Yarber cites the impasse in his letter to Toney, who was formerly the mayor of Greenville. Beginning in 2015, Yarber said, his administration began laying the foundation for hiring a consent-decree program manager.
On June 6, the city council’s Rules Committee declined to consider the hiring of AECOM.
Yarber asked the council to reconsider the following week, on June 14, but pulled it off the agenda when it became clear he didn’t have the votes.
When Yarber again asked the council to consider the contract in October, it failed in committee.
“The failure of the City Council to act is hamstringing the Department of Public Works to comply with and implement the Consent Decree,” Yarber writes.

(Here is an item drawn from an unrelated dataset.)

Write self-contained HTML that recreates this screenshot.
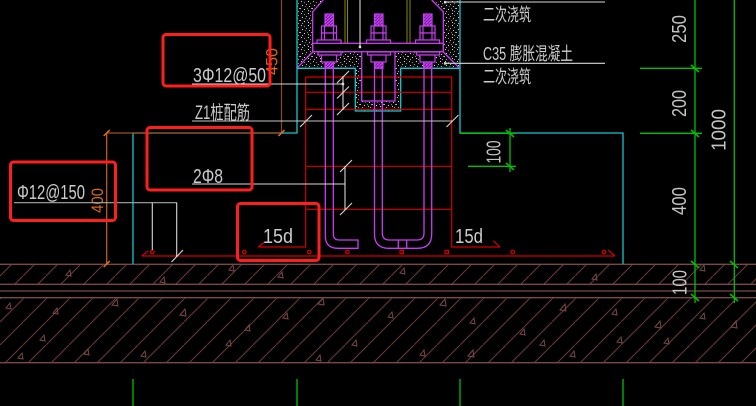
<!DOCTYPE html>
<html><head><meta charset="utf-8">
<style>
html,body{margin:0;padding:0;background:#000;}
svg{display:block;}
text{font-family:"Liberation Sans","Noto Sans CJK SC",sans-serif;fill:#cccccc;}
</style></head><body>
<svg width="756" height="406" viewBox="0 0 756 406" xmlns="http://www.w3.org/2000/svg">
<defs>
<pattern id="hatch" patternUnits="userSpaceOnUse" width="23" height="23">
<line x1="-1" y1="24" x2="24" y2="-1" stroke="#6e3a3a" stroke-width="1"/>
</pattern>
<pattern id="mh" patternUnits="userSpaceOnUse" width="3" height="3">
<rect width="3" height="3" fill="#7a1aa0"/>
<line x1="0" y1="3" x2="3" y2="0" stroke="#d050ff" stroke-width="1"/>
</pattern>
<pattern id="spk" patternUnits="userSpaceOnUse" width="12" height="12">
<rect width="12" height="12" fill="#0a0a0a"/>
<rect x="1" y="1" width="1" height="1" fill="#c8c8c8"/>
<rect x="4" y="2" width="1" height="1" fill="#8a8a8a"/>
<rect x="8" y="1" width="1" height="1" fill="#d8d8d8"/>
<rect x="10" y="3" width="1" height="1" fill="#888"/>
<rect x="2" y="5" width="1" height="1" fill="#d0d0d0"/>
<rect x="6" y="4" width="1" height="1" fill="#aaa"/>
<rect x="9" y="6" width="1" height="1" fill="#c0c0c0"/>
<rect x="11" y="8" width="1" height="1" fill="#999"/>
<rect x="0" y="8" width="1" height="1" fill="#bbb"/>
<rect x="4" y="9" width="1" height="1" fill="#e0e0e0"/>
<rect x="7" y="8" width="1" height="1" fill="#777"/>
<rect x="2" y="11" width="1" height="1" fill="#aaa"/>
<rect x="8" y="10" width="1" height="1" fill="#ccc"/>
<rect x="5" y="6" width="1" height="1" fill="#666"/>
<rect x="10" y="11" width="1" height="1" fill="#9a9a9a"/>
</pattern>
</defs>
<rect width="756" height="406" fill="#000"/>

<!-- ground hatch band -->
<rect x="0" y="264" width="756" height="20" fill="url(#hatch)"/>
<rect x="0" y="298" width="756" height="65" fill="url(#hatch)"/>
<g stroke="#7a4848" stroke-width="1.3">
<line x1="0" y1="264.3" x2="756" y2="264.3"/>
<line x1="0" y1="284.3" x2="756" y2="284.3"/>
<line x1="0" y1="291" x2="756" y2="291"/>
<line x1="0" y1="297.7" x2="756" y2="297.7"/>
<line x1="0" y1="362.7" x2="756" y2="362.7"/>
</g>
<g fill="none" stroke="#7a4848" stroke-width="1">
<path d="M66,275 l4,-5 l1,6 z"/><path d="M160,282 l4,-5 l1,6 z"/><path d="M229,270 l4,-5 l1,6 z"/>
<path d="M278,277 l4,-5 l1,6 z"/><path d="M400,273 l4,-5 l1,6 z"/><path d="M592,279 l4,-5 l1,6 z"/>
<path d="M700,270 l4,-5 l1,6 z"/><path d="M6,308 l4,-5 l1,6 z"/><path d="M53,313 l4,-5 l1,6 z"/>
<path d="M112,305 l5,-6 l1,7 z"/><path d="M180,315 l5,-6 l1,7 z"/><path d="M245,330 l4,-5 l1,6 z"/>
<path d="M283,318 l4,-5 l1,6 z"/><path d="M318,304 l5,-6 l1,7 z"/><path d="M388,317 l4,-5 l1,6 z"/>
<path d="M440,305 l5,-6 l1,7 z"/><path d="M470,323 l4,-5 l1,6 z"/><path d="M520,334 l4,-5 l1,6 z"/>
<path d="M560,310 l5,-6 l1,7 z"/><path d="M612,314 l4,-5 l1,6 z"/><path d="M655,327 l5,-6 l1,7 z"/>
<path d="M700,318 l4,-5 l1,6 z"/><path d="M731,327 l5,-6 l1,7 z"/><path d="M18,358 l4,-5 l1,6 z"/>
<path d="M84,354 l4,-5 l1,6 z"/><path d="M141,356 l4,-5 l1,6 z"/><path d="M226,345 l4,-5 l1,6 z"/>
<path d="M316,360 l4,-5 l1,6 z"/><path d="M420,355 l4,-5 l1,6 z"/><path d="M468,356 l5,-6 l1,7 z"/>
<path d="M570,356 l4,-5 l1,6 z"/><path d="M617,342 l4,-5 l1,6 z"/><path d="M664,343 l4,-5 l1,6 z"/>
<path d="M40,340 l4,-5 l1,6 z"/><path d="M352,345 l4,-5 l1,6 z"/><path d="M540,345 l4,-5 l1,6 z"/>
</g>

<!-- speckled concrete -->
<rect x="297" y="0" width="163" height="68.3" fill="url(#spk)"/>
<rect x="355.3" y="68" width="45.4" height="43" fill="url(#spk)"/>
<polygon points="312.3,0 443.3,0 443.3,52 312.3,52" fill="url(#spk)"/>
<polygon points="323.3,0 431.7,0 443.3,11.7 443.3,52 312.7,52 312.7,11.7" fill="#000"/>
<rect x="361.7" y="52" width="33.3" height="49" fill="#000"/>

<!-- cyan outline -->
<g stroke="#19c6d0" stroke-width="1.3" fill="none">
<path d="M297,0 V133 H133 V264"/>
<path d="M460,0 V133 H623 V264"/>
<path d="M297,68.3 H355.3 V111 H400.7 V68.3 H460"/>
</g>

<!-- orange/brown dims -->
<g stroke-width="1.2" fill="none">
<line x1="106.7" y1="133" x2="106.7" y2="264" stroke="#c8641e"/>
<line x1="106.7" y1="133" x2="282" y2="133" stroke="#a0501e"/>
<line x1="281.5" y1="0" x2="281.5" y2="133" stroke="#8c4a1e"/>
<g stroke="#e07020" stroke-width="1.5">
<line x1="103.7" y1="136" x2="109.7" y2="130"/>
<line x1="103.7" y1="267" x2="109.7" y2="261"/>
<line x1="278.5" y1="136" x2="284.5" y2="130"/>
</g>
</g>
<text transform="translate(97,200.5) rotate(-90)" y="6" text-anchor="middle" font-size="17" textLength="25" lengthAdjust="spacingAndGlyphs" style="fill:#d2691e">400</text>
<text transform="translate(271.5,61.5) rotate(-90)" y="6" text-anchor="middle" font-size="17" textLength="27" lengthAdjust="spacingAndGlyphs" style="fill:#d2691e">450</text>

<!-- red rebar lines -->
<g stroke="#d40000" stroke-width="1.2" fill="none">
<path d="M305.7,77 H451.7 V247 H500"/>
<path d="M305.7,77 V247 H258.3"/>
<line x1="305.7" y1="92.3" x2="451.7" y2="92.3"/>
<line x1="305.7" y1="109.3" x2="451.7" y2="109.3"/>
<line x1="305.7" y1="166.3" x2="451.7" y2="166.3"/>
<line x1="305.7" y1="209.3" x2="451.7" y2="209.3"/>
<line x1="258.3" y1="247" x2="265" y2="241.7"/>
<line x1="493.3" y1="240.7" x2="500" y2="247"/>
<line x1="141.7" y1="256" x2="615" y2="256"/>
<line x1="141.7" y1="256" x2="148.3" y2="251"/>
<line x1="608.3" y1="250" x2="615" y2="256"/>
<circle cx="152.3" cy="252" r="1.8"/><circle cx="244.3" cy="252" r="1.8"/>
<circle cx="309.3" cy="252" r="1.8"/><circle cx="347.3" cy="252" r="1.8"/>
<rect x="400" y="250.3" width="3.4" height="3.4"/><rect x="445" y="250.3" width="3.4" height="3.4"/>
<circle cx="512.7" cy="252" r="1.8"/><circle cx="604" cy="252" r="1.8"/>
</g>

<!-- olive lines -->
<g stroke="#8a8a00" stroke-width="1">
<line x1="345" y1="0" x2="345" y2="43"/><line x1="347.5" y1="0" x2="347.5" y2="43"/>
<line x1="407" y1="0" x2="407" y2="43"/><line x1="410" y1="0" x2="410" y2="43"/>
</g>

<!-- magenta steel -->
<g stroke="#c83cf0" stroke-width="1.3" fill="none">
<path d="M323.3,0 L312.7,11.7 V52 L297.3,67.7"/>
<path d="M431.7,0 L443.3,11.7 V52 L459,67.7"/>
<rect x="312.7" y="43.3" width="130.6" height="8.4"/>
<path d="M361.7,52 V101 H395 V52"/>
<!-- left J bar -->
<path d="M325.3,68 V236 Q325.3,248.3 337.8,248.3 H358 V240 H339.3 Q333.3,240 333.3,234 V68"/>
<!-- right U bar -->
<path d="M374.5,68 V234 Q374.5,248.3 389,248.3 H417.4 Q431.7,248.3 431.7,234 V68"/>
<path d="M382.3,68 V233 Q382.3,240 389.3,240 H417 Q424,240 424,233 V68"/>
<line x1="398.3" y1="240" x2="398.3" y2="248.3"/>
<line x1="406.7" y1="240" x2="406.7" y2="248.3"/>
</g>
<g stroke="#c83cf0" stroke-width="1.2">
<g id="b1">
<rect x="325" y="14" width="8.5" height="12" fill="url(#mh)"/>
<rect x="321.5" y="26" width="15" height="7" fill="#000"/>
<rect x="321.5" y="33" width="15" height="7" fill="#000"/>
<line x1="324.5" y1="26" x2="324.5" y2="40"/>
<line x1="333.5" y1="26" x2="333.5" y2="40"/>
<rect x="317" y="40" width="24" height="3.3" fill="#000"/>
<rect x="318" y="52" width="23" height="3" fill="#000"/>
<rect x="321.5" y="55" width="15" height="7" fill="#000"/>
<rect x="325" y="62" width="8.5" height="6.3" fill="url(#mh)"/>
</g>
<use href="#b1" transform="translate(49.5,0)"/>
<use href="#b1" transform="translate(98.5,0)"/>
</g>

<!-- white leaders -->
<g stroke="#d8d8d8" stroke-width="1.1" fill="none">
<line x1="360" y1="0" x2="360" y2="47"/>
<line x1="445" y1="2" x2="605" y2="2"/>
<line x1="445" y1="63.3" x2="605" y2="63.3"/>
<line x1="192" y1="84" x2="343" y2="84"/>
<line x1="343" y1="76" x2="343" y2="110"/>
<line x1="337" y1="83" x2="349" y2="71"/>
<line x1="337" y1="98.5" x2="349" y2="86.5"/>
<line x1="337" y1="115" x2="349" y2="103"/>
<line x1="192" y1="121" x2="452" y2="121" stroke="#c4c4c4"/>
<line x1="300" y1="127" x2="312" y2="115"/>
<line x1="446.5" y1="127" x2="458.5" y2="115"/>
<line x1="192" y1="184" x2="345" y2="184"/>
<line x1="345" y1="166" x2="345" y2="210"/>
<line x1="340" y1="172" x2="352" y2="160"/>
<line x1="340" y1="215" x2="352" y2="203"/>
<line x1="14" y1="202.7" x2="177" y2="202.7" stroke="#a8a8a8"/>
<line x1="152.3" y1="202.7" x2="152.3" y2="250"/>
<line x1="176.7" y1="202.7" x2="176.7" y2="257"/>
<line x1="171.5" y1="262" x2="183" y2="250"/>
</g>
<g fill="#e0e0e0">
<rect x="358.8" y="45.8" width="2.4" height="2.4"/>
<rect x="444" y="1" width="2.4" height="2.4"/>
<rect x="444" y="62.2" width="2.4" height="2.4"/>
<rect x="341.8" y="82.8" width="2.4" height="2.4"/>
</g>

<!-- labels -->
<text x="193" y="82" font-size="20" textLength="73" lengthAdjust="spacingAndGlyphs">3Φ12@50</text>
<text x="195" y="119" font-size="19" textLength="55" lengthAdjust="spacingAndGlyphs">Z1桩配筋</text>
<text x="193" y="183" font-size="20" textLength="30" lengthAdjust="spacingAndGlyphs">2Φ8</text>
<text x="17" y="199" font-size="20" textLength="68" lengthAdjust="spacingAndGlyphs">Φ12@150</text>
<text x="263" y="243" font-size="20" textLength="30" lengthAdjust="spacingAndGlyphs">15d</text>
<text x="455" y="243" font-size="20" textLength="28" lengthAdjust="spacingAndGlyphs">15d</text>
<text x="483" y="21" font-size="18" textLength="48" lengthAdjust="spacingAndGlyphs">二次浇筑</text>
<text x="483" y="60" font-size="18" textLength="90" lengthAdjust="spacingAndGlyphs">C35 膨胀混凝土</text>
<text x="483" y="83" font-size="18" textLength="48" lengthAdjust="spacingAndGlyphs">二次浇筑</text>

<!-- green dims -->
<g stroke="#00c000" stroke-width="1.3" fill="none">
<line x1="695" y1="0" x2="695" y2="303"/>
<line x1="734.3" y1="0" x2="734.3" y2="303"/>
<line x1="640" y1="68.3" x2="702" y2="68.3"/>
<line x1="640" y1="133.3" x2="702" y2="133.3"/>
<line x1="460" y1="133.3" x2="516" y2="133.3"/>
<line x1="468" y1="166.3" x2="516" y2="166.3"/>
<line x1="510" y1="128" x2="510" y2="172"/>
<line x1="133" y1="379" x2="133" y2="406"/>
<line x1="297" y1="379" x2="297" y2="406"/>
<line x1="460" y1="379" x2="460" y2="406"/>
<line x1="623" y1="379" x2="623" y2="406"/>
<g stroke-width="1.5">
<line x1="691" y1="65" x2="699" y2="72"/>
<line x1="691" y1="130" x2="699" y2="137"/>
<line x1="691" y1="261" x2="699" y2="268"/>
<line x1="691" y1="294" x2="699" y2="301"/>
<line x1="730" y1="261" x2="738" y2="268"/>
<line x1="730" y1="294" x2="738" y2="301"/>
<line x1="506" y1="130" x2="514" y2="137"/>
<line x1="506" y1="163" x2="514" y2="170"/>
</g>
</g>
<g font-size="20">
<text transform="translate(679,29) rotate(-90)" y="7" text-anchor="middle" textLength="28" lengthAdjust="spacingAndGlyphs" style="fill:#c4c4c4">250</text>
<text transform="translate(679,103.5) rotate(-90)" y="7" text-anchor="middle" textLength="27" lengthAdjust="spacingAndGlyphs" style="fill:#c4c4c4">200</text>
<text transform="translate(679,201) rotate(-90)" y="7" text-anchor="middle" textLength="28" lengthAdjust="spacingAndGlyphs" style="fill:#c4c4c4">400</text>
<text transform="translate(679.5,282.5) rotate(-90)" y="7" text-anchor="middle" textLength="25" lengthAdjust="spacingAndGlyphs" style="fill:#c4c4c4">100</text>
<text transform="translate(718.5,130) rotate(-90)" y="7" text-anchor="middle" textLength="42" lengthAdjust="spacingAndGlyphs" style="fill:#c4c4c4">1000</text>
<text transform="translate(493.5,152) rotate(-90)" y="7" text-anchor="middle" textLength="23" lengthAdjust="spacingAndGlyphs" style="fill:#c4c4c4">100</text>
</g>

<!-- red highlight boxes -->
<g stroke="#ff1e1e" stroke-width="3" fill="none">
<rect x="163" y="34.5" width="107" height="51.5" rx="3"/>
<rect x="147" y="127.5" width="105" height="62.5" rx="3"/>
<rect x="10.5" y="162" width="105" height="58.5" rx="3"/>
<rect x="237.5" y="203.5" width="81.5" height="57" rx="3"/>
</g>
</svg>
</body></html>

Specifically, Yarber said the lack of a program manager would impede the submission of a report that includes a computerized digital map of the sewer system, hydraulic modeling and a plan to organize the city’s sewers into groups.
Ward 4 Councilman De’Keither Stamps said it’s the city council’s prerogative to vote in the best interests of the taxpayers.
Stamps said he had misgivings about switching program managers — the previous program-management firm was joint-venture AJA/Waggoner — and favors asking the EPA to amend the agreement.
“The (Yarber) administration has many options on how to proceed. Me, personally, I think we should move toward renegotiating the consent decree. We shouldn’t be agreeing to pay $800 million in work if you have no way to pay for it,” Stamps said.
The city can be charged up to $2,000 per day for failing to submit the report, according to consent-decree documents.
Elsewhere in Mississippi the cities of Vicksburg, Meridian, Greenville, Hattiesburg and Starkville are also under consent decrees. WDAM-TV reported that Hattiesburg had racked up $163,500 — $1,500 per day — in fines for missing a May 1 construction deadline.